(Stored items from a collection)
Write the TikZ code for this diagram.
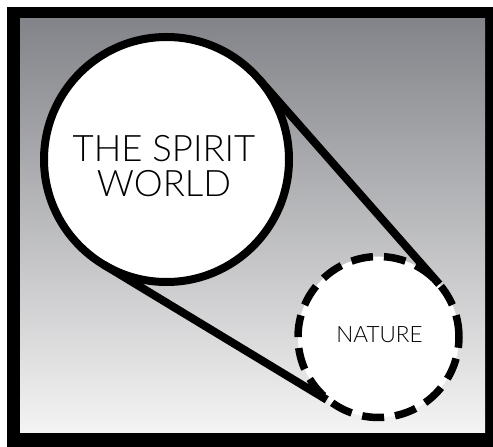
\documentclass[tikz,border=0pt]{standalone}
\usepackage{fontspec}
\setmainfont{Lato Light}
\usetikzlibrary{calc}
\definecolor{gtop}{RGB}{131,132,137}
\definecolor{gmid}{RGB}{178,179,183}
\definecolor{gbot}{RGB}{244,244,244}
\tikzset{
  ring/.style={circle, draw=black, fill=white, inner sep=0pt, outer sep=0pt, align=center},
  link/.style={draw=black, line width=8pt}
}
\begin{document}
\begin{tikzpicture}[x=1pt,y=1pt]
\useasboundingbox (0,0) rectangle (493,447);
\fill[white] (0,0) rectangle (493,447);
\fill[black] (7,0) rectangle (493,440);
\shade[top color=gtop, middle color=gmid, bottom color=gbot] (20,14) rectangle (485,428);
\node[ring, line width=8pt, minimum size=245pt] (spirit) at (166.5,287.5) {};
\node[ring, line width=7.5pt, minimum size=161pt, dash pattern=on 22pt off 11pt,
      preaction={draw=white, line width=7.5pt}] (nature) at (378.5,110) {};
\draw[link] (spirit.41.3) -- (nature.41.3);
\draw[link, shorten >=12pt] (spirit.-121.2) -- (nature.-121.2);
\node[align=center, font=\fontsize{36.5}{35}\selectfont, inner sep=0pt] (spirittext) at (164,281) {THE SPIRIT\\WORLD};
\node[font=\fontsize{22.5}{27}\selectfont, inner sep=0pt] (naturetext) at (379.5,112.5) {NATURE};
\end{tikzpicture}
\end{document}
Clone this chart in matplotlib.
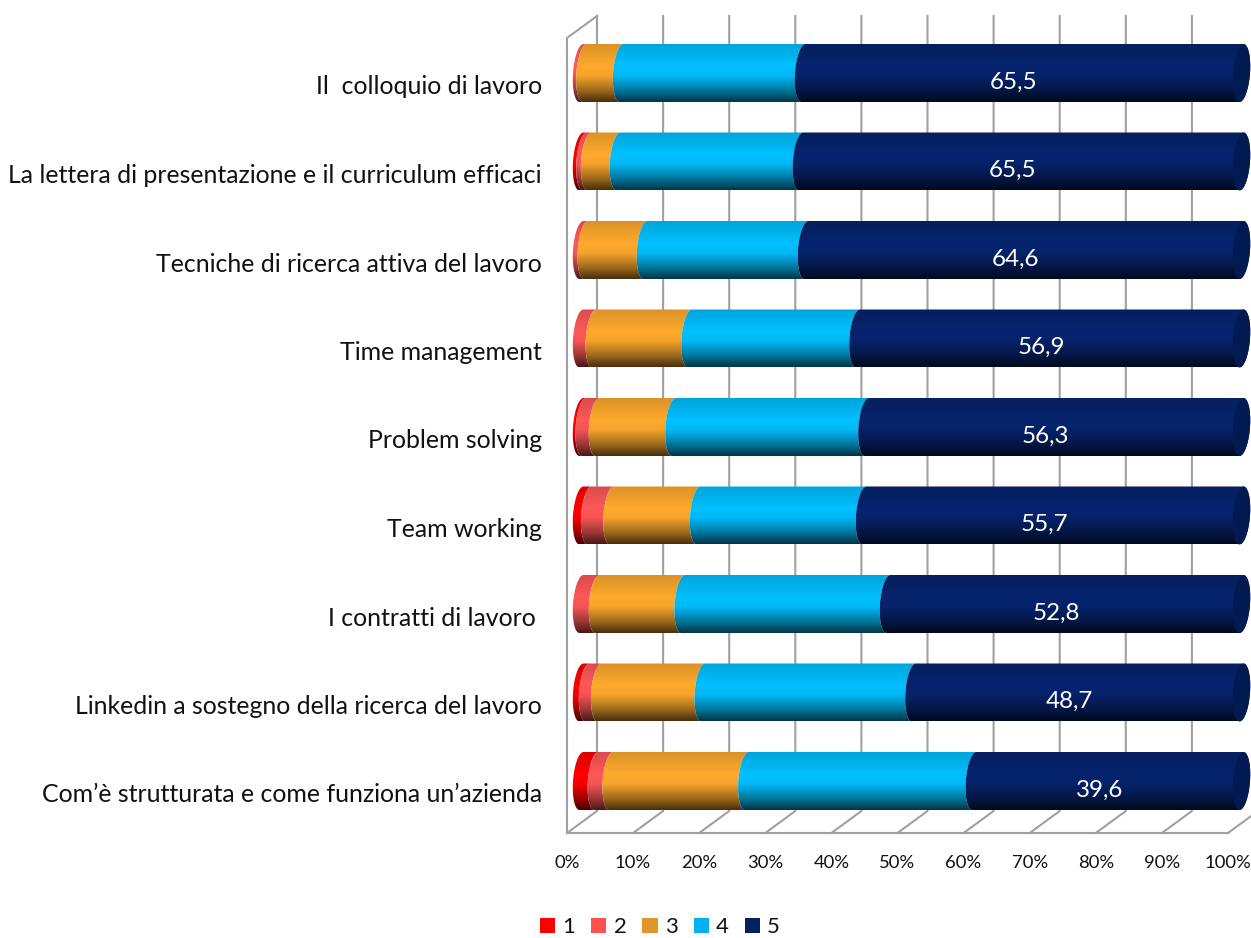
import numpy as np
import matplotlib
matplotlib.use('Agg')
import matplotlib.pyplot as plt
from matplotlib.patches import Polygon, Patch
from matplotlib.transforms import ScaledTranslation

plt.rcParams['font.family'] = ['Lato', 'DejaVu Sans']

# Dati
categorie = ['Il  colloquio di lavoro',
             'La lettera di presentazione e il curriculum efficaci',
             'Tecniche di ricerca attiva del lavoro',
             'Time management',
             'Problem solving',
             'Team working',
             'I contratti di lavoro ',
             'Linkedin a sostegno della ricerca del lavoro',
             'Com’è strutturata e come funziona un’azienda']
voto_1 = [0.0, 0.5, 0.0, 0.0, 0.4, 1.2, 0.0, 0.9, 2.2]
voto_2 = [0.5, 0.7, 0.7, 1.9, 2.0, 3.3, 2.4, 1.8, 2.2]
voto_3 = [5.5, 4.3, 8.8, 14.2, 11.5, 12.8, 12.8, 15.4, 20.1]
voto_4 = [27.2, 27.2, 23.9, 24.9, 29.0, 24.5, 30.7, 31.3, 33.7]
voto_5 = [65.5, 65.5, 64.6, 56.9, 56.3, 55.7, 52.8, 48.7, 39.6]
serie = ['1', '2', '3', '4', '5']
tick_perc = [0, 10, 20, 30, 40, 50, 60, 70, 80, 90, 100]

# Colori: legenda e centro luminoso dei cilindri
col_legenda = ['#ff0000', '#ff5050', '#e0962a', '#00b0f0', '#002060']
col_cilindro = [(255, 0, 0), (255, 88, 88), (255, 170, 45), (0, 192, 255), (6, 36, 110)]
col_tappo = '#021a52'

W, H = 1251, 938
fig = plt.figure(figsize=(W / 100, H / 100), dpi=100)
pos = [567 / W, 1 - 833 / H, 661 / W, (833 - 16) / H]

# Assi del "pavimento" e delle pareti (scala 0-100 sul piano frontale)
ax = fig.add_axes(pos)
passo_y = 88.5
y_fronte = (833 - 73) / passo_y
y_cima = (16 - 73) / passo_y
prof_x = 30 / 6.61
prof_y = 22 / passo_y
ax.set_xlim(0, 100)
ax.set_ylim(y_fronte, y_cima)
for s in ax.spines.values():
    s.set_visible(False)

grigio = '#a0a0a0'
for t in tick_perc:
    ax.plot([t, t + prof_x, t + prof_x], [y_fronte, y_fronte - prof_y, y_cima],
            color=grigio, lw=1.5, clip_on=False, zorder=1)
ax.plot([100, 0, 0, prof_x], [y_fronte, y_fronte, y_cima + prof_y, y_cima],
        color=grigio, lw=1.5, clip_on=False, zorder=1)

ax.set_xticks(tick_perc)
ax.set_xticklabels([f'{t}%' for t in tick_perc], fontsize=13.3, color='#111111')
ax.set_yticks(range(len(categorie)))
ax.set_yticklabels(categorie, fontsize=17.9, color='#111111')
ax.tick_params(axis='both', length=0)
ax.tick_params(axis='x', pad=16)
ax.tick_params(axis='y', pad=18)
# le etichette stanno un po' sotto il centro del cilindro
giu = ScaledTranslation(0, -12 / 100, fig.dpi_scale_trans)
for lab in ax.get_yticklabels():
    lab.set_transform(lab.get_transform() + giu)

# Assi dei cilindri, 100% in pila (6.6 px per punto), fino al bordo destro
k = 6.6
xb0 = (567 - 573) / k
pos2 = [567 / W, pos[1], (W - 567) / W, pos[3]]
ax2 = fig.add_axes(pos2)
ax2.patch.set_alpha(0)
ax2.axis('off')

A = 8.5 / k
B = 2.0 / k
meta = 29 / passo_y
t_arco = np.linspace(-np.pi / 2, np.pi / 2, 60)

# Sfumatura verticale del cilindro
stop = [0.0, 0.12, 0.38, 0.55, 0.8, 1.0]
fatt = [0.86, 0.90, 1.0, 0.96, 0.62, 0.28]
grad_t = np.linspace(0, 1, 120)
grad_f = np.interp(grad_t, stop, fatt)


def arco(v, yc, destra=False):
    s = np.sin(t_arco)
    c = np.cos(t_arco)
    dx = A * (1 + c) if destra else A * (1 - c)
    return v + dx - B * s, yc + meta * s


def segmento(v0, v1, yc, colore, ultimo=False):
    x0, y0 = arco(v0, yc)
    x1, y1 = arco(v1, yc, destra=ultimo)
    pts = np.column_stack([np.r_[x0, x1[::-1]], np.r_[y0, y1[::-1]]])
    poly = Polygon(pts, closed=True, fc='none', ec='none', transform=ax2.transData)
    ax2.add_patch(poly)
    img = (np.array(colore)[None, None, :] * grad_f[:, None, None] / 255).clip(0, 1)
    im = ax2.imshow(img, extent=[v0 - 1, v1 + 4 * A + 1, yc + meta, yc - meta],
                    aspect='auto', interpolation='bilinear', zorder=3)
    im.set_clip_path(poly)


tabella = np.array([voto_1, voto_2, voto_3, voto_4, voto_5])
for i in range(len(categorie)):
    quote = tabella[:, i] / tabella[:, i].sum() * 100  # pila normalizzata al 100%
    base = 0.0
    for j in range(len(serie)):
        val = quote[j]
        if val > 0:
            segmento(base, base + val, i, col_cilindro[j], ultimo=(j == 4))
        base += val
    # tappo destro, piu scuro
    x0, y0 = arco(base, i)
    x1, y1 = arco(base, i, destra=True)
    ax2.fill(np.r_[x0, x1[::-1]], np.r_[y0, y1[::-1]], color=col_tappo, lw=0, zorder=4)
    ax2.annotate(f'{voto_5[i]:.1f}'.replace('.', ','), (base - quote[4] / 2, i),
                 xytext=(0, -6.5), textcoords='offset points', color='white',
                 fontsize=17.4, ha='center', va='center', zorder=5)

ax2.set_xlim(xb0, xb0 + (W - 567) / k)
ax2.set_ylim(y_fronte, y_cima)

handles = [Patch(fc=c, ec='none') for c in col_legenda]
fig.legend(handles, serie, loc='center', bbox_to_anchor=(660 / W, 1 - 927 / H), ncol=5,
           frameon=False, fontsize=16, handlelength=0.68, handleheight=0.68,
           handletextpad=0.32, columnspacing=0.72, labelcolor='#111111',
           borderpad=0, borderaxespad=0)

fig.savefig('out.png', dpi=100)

| What you are asked to do |
Hand back the exact lines from the start of the entries to the line with "plt.rcParams['font.family'] = ['Lato', 'DejaVu", both ends kept and pictures left out.

| Written reply |
Write the TikZ code for this diagram.
\documentclass[tikz,border=0pt]{standalone}
\usepackage{fontspec}
\setmainfont{Lato Light}
\usetikzlibrary{calc}
\definecolor{gtop}{RGB}{131,132,137}
\definecolor{gmid}{RGB}{178,179,183}
\definecolor{gbot}{RGB}{244,244,244}
\tikzset{
  ring/.style={circle, draw=black, fill=white, inner sep=0pt, outer sep=0pt, align=center},
  link/.style={draw=black, line width=8pt}
}
\begin{document}
\begin{tikzpicture}[x=1pt,y=1pt]
\useasboundingbox (0,0) rectangle (493,447);
\fill[white] (0,0) rectangle (493,447);
\fill[black] (7,0) rectangle (493,440);
\shade[top color=gtop, middle color=gmid, bottom color=gbot] (20,14) rectangle (485,428);
\node[ring, line width=8pt, minimum size=245pt] (spirit) at (166.5,287.5) {};
\node[ring, line width=7.5pt, minimum size=161pt, dash pattern=on 22pt off 11pt,
      preaction={draw=white, line width=7.5pt}] (nature) at (378.5,110) {};
\draw[link] (spirit.41.3) -- (nature.41.3);
\draw[link, shorten >=12pt] (spirit.-121.2) -- (nature.-121.2);
\node[align=center, font=\fontsize{36.5}{35}\selectfont, inner sep=0pt] (spirittext) at (164,281) {THE SPIRIT\\WORLD};
\node[font=\fontsize{22.5}{27}\selectfont, inner sep=0pt] (naturetext) at (379.5,112.5) {NATURE};
\end{tikzpicture}
\end{document}
Clone this chart in matplotlib.
import numpy as np
import matplotlib
matplotlib.use('Agg')
import matplotlib.pyplot as plt
from matplotlib.patches import Polygon, Patch
from matplotlib.transforms import ScaledTranslation

plt.rcParams['font.family'] = ['Lato', 'DejaVu Sans']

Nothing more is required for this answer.